-- BEGIN --

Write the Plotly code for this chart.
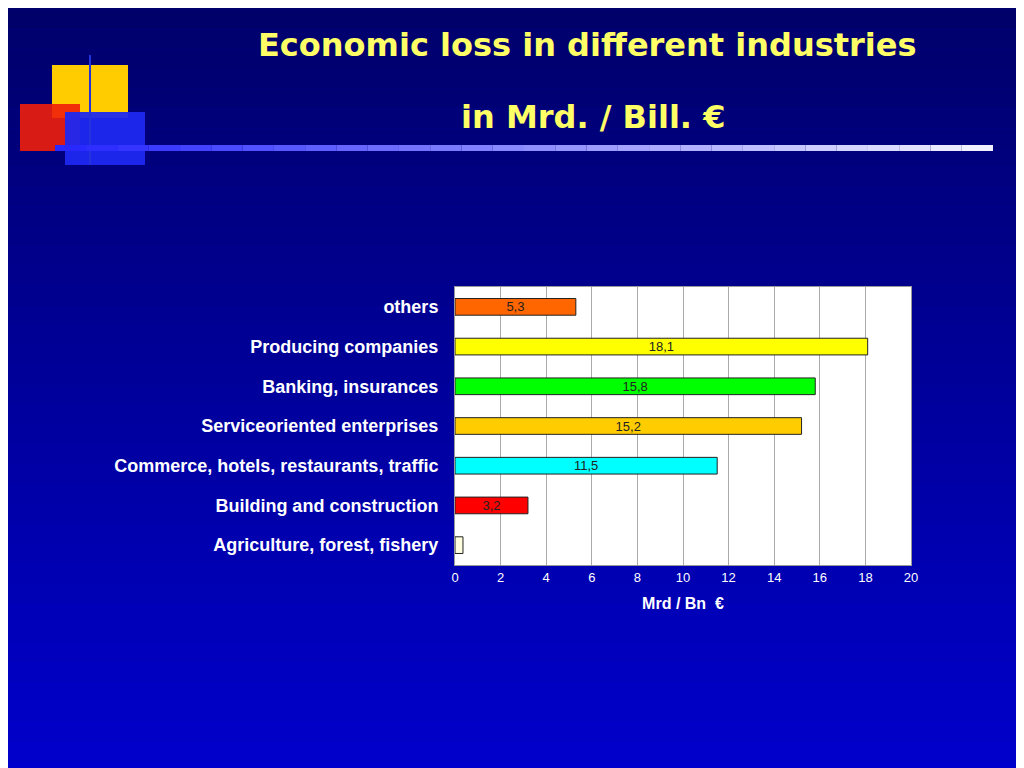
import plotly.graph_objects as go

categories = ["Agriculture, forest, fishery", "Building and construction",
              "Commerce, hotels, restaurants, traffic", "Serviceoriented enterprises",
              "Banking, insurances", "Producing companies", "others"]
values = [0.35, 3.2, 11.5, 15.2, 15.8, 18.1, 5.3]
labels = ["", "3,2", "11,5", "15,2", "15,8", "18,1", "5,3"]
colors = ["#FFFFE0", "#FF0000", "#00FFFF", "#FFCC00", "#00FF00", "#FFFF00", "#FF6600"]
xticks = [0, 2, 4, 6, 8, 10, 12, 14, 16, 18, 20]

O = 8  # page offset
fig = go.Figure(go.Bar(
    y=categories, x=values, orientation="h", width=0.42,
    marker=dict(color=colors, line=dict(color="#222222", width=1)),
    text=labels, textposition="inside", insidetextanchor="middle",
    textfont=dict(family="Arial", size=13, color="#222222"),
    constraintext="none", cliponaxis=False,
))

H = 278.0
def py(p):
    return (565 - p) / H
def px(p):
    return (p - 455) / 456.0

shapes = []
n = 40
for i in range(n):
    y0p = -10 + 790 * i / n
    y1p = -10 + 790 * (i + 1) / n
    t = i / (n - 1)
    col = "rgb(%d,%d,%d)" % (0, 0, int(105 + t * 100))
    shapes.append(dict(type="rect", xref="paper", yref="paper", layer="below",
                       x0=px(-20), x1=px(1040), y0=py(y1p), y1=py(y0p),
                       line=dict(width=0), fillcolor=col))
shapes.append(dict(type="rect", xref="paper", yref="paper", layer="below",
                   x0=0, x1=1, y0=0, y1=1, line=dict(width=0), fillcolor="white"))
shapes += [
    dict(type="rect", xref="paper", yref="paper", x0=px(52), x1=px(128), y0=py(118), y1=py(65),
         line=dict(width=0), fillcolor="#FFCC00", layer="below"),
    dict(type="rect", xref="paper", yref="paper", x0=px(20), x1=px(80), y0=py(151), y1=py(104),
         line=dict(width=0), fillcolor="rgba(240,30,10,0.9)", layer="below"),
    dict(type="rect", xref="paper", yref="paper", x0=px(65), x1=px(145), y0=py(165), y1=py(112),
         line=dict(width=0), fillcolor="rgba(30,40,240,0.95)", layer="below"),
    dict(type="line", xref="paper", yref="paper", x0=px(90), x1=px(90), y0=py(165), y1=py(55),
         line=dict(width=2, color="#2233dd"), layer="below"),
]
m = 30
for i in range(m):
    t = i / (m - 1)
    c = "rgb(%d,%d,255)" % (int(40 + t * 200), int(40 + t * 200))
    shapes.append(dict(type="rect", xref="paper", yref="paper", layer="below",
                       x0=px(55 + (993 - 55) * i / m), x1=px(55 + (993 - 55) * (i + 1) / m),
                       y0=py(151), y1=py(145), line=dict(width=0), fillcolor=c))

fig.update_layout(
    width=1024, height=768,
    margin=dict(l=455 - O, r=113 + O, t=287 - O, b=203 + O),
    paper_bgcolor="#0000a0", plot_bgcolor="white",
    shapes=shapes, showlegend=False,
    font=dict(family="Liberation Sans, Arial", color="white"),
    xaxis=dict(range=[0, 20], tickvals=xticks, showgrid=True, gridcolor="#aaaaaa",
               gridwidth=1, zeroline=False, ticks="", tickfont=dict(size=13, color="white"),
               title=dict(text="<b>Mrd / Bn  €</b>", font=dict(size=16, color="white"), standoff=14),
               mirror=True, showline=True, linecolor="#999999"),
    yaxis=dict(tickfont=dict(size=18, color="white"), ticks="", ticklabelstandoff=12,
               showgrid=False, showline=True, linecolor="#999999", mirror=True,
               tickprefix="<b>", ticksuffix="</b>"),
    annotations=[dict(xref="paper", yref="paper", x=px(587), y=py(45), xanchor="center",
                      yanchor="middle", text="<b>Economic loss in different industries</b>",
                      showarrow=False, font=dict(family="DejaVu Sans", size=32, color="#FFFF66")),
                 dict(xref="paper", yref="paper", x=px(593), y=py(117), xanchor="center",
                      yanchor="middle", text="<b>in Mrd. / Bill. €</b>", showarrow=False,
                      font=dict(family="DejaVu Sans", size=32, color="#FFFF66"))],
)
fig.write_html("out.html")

-- END --

Written problem: Pictures in the data above should not be copied; transcribe everything else exactly.

Answer to this problem:
Write the Plotly code for this chart.
import plotly.graph_objects as go

categories = ["Agriculture, forest, fishery", "Building and construction",
              "Commerce, hotels, restaurants, traffic", "Serviceoriented enterprises",
              "Banking, insurances", "Producing companies", "others"]
values = [0.35, 3.2, 11.5, 15.2, 15.8, 18.1, 5.3]
labels = ["", "3,2", "11,5", "15,2", "15,8", "18,1", "5,3"]
colors = ["#FFFFE0", "#FF0000", "#00FFFF", "#FFCC00", "#00FF00", "#FFFF00", "#FF6600"]
xticks = [0, 2, 4, 6, 8, 10, 12, 14, 16, 18, 20]

O = 8  # page offset
fig = go.Figure(go.Bar(
    y=categories, x=values, orientation="h", width=0.42,
    marker=dict(color=colors, line=dict(color="#222222", width=1)),
    text=labels, textposition="inside", insidetextanchor="middle",
    textfont=dict(family="Arial", size=13, color="#222222"),
    constraintext="none", cliponaxis=False,
))

H = 278.0
def py(p):
    return (565 - p) / H
def px(p):
    return (p - 455) / 456.0

shapes = []
n = 40
for i in range(n):
    y0p = -10 + 790 * i / n
    y1p = -10 + 790 * (i + 1) / n
    t = i / (n - 1)
    col = "rgb(%d,%d,%d)" % (0, 0, int(105 + t * 100))
    shapes.append(dict(type="rect", xref="paper", yref="paper", layer="below",
                       x0=px(-20), x1=px(1040), y0=py(y1p), y1=py(y0p),
                       line=dict(width=0), fillcolor=col))
shapes.append(dict(type="rect", xref="paper", yref="paper", layer="below",
                   x0=0, x1=1, y0=0, y1=1, line=dict(width=0), fillcolor="white"))
shapes += [
    dict(type="rect", xref="paper", yref="paper", x0=px(52), x1=px(128), y0=py(118), y1=py(65),
         line=dict(width=0), fillcolor="#FFCC00", layer="below"),
    dict(type="rect", xref="paper", yref="paper", x0=px(20), x1=px(80), y0=py(151), y1=py(104),
         line=dict(width=0), fillcolor="rgba(240,30,10,0.9)", layer="below"),
    dict(type="rect", xref="paper", yref="paper", x0=px(65), x1=px(145), y0=py(165), y1=py(112),
         line=dict(width=0), fillcolor="rgba(30,40,240,0.95)", layer="below"),
    dict(type="line", xref="paper", yref="paper", x0=px(90), x1=px(90), y0=py(165), y1=py(55),
         line=dict(width=2, color="#2233dd"), layer="below"),
]
m = 30
for i in range(m):
    t = i / (m - 1)
    c = "rgb(%d,%d,255)" % (int(40 + t * 200), int(40 + t * 200))
    shapes.append(dict(type="rect", xref="paper", yref="paper", layer="below",
                       x0=px(55 + (993 - 55) * i / m), x1=px(55 + (993 - 55) * (i + 1) / m),
                       y0=py(151), y1=py(145), line=dict(width=0), fillcolor=c))

fig.update_layout(
    width=1024, height=768,
    margin=dict(l=455 - O, r=113 + O, t=287 - O, b=203 + O),
    paper_bgcolor="#0000a0", plot_bgcolor="white",
    shapes=shapes, showlegend=False,
    font=dict(family="Liberation Sans, Arial", color="white"),
    xaxis=dict(range=[0, 20], tickvals=xticks, showgrid=True, gridcolor="#aaaaaa",
               gridwidth=1, zeroline=False, ticks="", tickfont=dict(size=13, color="white"),
               title=dict(text="<b>Mrd / Bn  €</b>", font=dict(size=16, color="white"), standoff=14),
               mirror=True, showline=True, linecolor="#999999"),
    yaxis=dict(tickfont=dict(size=18, color="white"), ticks="", ticklabelstandoff=12,
               showgrid=False, showline=True, linecolor="#999999", mirror=True,
               tickprefix="<b>", ticksuffix="</b>"),
    annotations=[dict(xref="paper", yref="paper", x=px(587), y=py(45), xanchor="center",
                      yanchor="middle", text="<b>Economic loss in different industries</b>",
                      showarrow=False, font=dict(family="DejaVu Sans", size=32, color="#FFFF66")),
                 dict(xref="paper", yref="paper", x=px(593), y=py(117), xanchor="center",
                      yanchor="middle", text="<b>in Mrd. / Bill. €</b>", showarrow=False,
                      font=dict(family="DejaVu Sans", size=32, color="#FFFF66"))],
)
fig.write_html("out.html")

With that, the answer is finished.